In the meantime, it makes a lot of sense to collect Melville's own three published volumes of verse in this beautifully compact book. This may not represent his poetic legacy as a whole, but it shows (at any rate) his public face as a poet.

And a very odd poet he is indeed. He has a lot in common with Thomas Hardy, I think: both are addicted to convoluted diction, impossibly complex and confining stanza forms and metrical schemes, a general sense of labouring over every line and of lack of music and ease.

Hardy is, nevertheless, a great poet. When the occasion demands it - "The Convergence of the Twain" about the Titanic disaster, the superb poems of 1912 about his dead wife - there's a kind of clumsy power about him which overpowers any reservations.

Melville's technical shortcomings are - if anything - even greater. The chains of rhyme and metre chafe him more than virtually any other nineteenth-century poet I can think of. He seems to have almost no natural facility for verse.

And yet (as all readers of his prose are aware) he is a genius. His prose-poetry in Moby-Dick, "Benito Cereno" and "Las Encantadas" is incomparable. And very now and then it glimmers out in the midst of the most clotted poems.

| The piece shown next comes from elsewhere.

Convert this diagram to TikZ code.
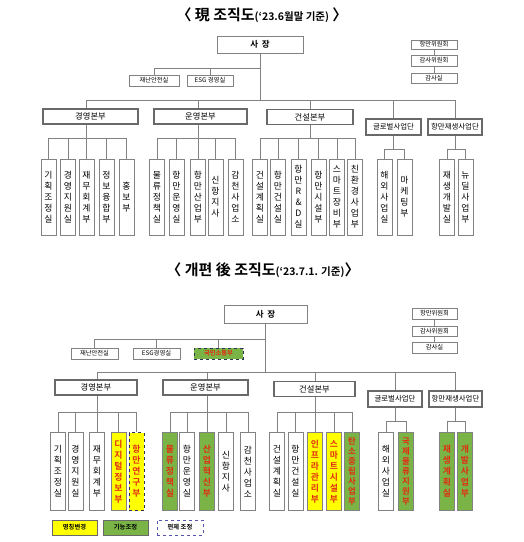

There are certain lines from his Civil War poems included in Ken Burns' PBS documnentary series which seem almost to beat Whitman at his own game:
In glades they meet skull after skull
Where pine-cones lay ...
... Some start as in dreams,
And comrades lost bemoan:
By the edge of those wilds Stonewall had charged -
But the Year and the Man were gone. [102]

The equation between the skulls and the pine-cones is haunting, yet unobtrusive, and the invocation of Stonewall as a kind of force of nature works brilliantly. There's a mythic force in some of these Civil War poems which is unsurpassed.

Once you get over the surface defects, then, there's a lot encoded in the depths of Melville's verse - a submerged continent of perceptions every bit as vivid as his fiction. The wait continues for the definitive edition, but for now I'm just grateful to have this one. It seems somehow characteristic that he should have to wait so long for the critical establishment to do justice to his talents in this field - Herman Melville (both as a man and a writer), was, it seems, born to be overlooked.